# What is expected
Copy each line where the word "that" occurs.

Rows from a dataset of charts and code:
# # # # #
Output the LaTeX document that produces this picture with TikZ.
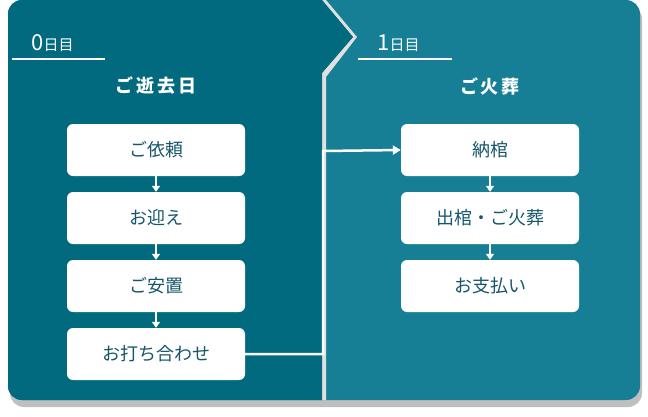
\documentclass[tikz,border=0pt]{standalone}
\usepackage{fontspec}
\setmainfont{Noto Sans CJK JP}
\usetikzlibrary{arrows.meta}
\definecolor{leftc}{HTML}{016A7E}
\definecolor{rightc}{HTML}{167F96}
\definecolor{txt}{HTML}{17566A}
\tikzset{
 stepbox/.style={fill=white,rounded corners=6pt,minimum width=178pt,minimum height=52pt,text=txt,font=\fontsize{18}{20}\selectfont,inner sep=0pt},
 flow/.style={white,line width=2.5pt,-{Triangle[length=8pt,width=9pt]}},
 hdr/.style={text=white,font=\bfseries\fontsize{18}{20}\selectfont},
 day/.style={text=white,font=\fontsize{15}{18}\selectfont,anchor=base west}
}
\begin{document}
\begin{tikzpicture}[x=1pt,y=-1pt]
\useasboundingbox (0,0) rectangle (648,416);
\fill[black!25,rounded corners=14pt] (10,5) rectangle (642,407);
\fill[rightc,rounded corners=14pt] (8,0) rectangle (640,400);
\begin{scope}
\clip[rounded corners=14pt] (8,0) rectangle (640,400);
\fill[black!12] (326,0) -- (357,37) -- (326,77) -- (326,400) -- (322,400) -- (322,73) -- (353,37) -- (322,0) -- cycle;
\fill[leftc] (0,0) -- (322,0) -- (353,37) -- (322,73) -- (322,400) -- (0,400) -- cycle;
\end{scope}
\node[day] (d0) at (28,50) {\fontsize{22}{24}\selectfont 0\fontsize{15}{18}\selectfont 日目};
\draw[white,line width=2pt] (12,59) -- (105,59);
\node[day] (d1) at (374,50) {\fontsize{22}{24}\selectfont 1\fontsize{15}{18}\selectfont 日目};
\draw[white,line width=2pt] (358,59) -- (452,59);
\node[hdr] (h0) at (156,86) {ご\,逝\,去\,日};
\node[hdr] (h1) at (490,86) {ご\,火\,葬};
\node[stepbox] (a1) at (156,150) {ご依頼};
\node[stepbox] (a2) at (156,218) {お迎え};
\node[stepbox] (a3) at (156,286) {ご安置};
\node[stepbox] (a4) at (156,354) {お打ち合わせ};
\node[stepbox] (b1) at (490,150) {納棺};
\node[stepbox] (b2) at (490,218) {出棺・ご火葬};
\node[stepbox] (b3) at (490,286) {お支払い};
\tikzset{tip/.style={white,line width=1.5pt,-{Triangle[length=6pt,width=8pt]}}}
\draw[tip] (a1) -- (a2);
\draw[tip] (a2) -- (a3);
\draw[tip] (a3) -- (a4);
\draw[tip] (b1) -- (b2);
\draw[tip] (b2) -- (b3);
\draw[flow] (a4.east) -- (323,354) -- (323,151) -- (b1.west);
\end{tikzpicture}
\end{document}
# # # # #
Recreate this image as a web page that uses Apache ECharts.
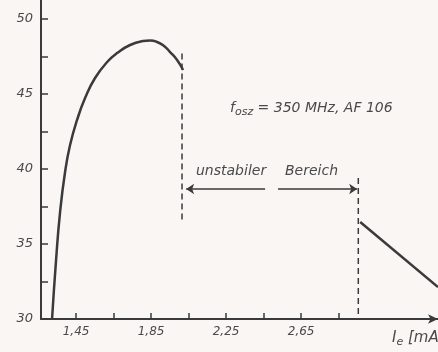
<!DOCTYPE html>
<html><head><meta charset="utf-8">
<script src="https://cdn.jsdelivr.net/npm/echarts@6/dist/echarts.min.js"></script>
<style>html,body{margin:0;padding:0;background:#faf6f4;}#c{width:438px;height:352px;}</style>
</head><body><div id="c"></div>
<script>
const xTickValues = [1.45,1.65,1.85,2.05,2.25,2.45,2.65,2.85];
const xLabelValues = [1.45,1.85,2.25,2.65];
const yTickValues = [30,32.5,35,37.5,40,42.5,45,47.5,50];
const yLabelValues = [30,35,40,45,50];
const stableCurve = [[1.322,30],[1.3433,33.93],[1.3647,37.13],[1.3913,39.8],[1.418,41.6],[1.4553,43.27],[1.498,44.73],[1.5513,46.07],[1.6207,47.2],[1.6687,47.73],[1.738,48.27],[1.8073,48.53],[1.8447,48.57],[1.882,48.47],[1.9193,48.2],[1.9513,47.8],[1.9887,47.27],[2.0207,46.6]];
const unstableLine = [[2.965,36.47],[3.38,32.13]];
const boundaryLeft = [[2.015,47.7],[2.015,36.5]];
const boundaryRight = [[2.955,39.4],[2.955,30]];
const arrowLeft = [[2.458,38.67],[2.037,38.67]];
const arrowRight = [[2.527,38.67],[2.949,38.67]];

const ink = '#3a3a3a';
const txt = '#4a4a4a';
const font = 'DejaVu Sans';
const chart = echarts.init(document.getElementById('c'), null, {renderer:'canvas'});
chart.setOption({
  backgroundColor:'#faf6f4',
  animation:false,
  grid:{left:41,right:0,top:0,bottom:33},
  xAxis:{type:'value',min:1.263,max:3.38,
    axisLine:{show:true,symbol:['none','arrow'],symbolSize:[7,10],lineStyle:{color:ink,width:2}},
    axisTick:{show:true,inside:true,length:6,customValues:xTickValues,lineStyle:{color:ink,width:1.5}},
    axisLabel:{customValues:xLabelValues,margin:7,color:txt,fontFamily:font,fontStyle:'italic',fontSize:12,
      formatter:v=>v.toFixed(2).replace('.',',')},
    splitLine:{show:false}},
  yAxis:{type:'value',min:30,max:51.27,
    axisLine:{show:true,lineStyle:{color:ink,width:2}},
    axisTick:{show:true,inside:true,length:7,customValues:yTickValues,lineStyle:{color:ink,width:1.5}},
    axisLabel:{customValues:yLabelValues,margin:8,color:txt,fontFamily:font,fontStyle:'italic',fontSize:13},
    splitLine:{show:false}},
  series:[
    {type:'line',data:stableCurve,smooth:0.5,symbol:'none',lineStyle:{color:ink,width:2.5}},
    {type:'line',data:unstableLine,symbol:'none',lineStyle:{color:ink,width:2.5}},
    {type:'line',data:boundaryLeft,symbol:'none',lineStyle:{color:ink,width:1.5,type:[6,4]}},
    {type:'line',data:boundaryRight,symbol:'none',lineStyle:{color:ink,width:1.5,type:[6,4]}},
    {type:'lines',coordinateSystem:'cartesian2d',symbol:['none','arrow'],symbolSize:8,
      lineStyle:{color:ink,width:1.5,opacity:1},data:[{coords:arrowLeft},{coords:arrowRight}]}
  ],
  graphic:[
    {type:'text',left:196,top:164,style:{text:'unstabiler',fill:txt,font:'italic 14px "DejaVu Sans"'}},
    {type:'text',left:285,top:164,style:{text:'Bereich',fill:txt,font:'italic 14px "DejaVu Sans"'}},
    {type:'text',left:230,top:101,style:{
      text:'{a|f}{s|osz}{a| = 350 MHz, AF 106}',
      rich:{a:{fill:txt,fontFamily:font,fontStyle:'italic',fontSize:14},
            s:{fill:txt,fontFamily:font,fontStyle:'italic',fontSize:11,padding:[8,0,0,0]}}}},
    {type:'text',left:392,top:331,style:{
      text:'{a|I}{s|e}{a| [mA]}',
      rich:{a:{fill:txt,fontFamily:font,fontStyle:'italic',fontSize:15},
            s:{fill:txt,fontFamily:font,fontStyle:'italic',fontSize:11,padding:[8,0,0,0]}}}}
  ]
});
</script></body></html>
# # # # #
# Answer to the exercise
Output the LaTeX document that produces this picture with TikZ.
Recreate this image as a web page that uses Apache ECharts.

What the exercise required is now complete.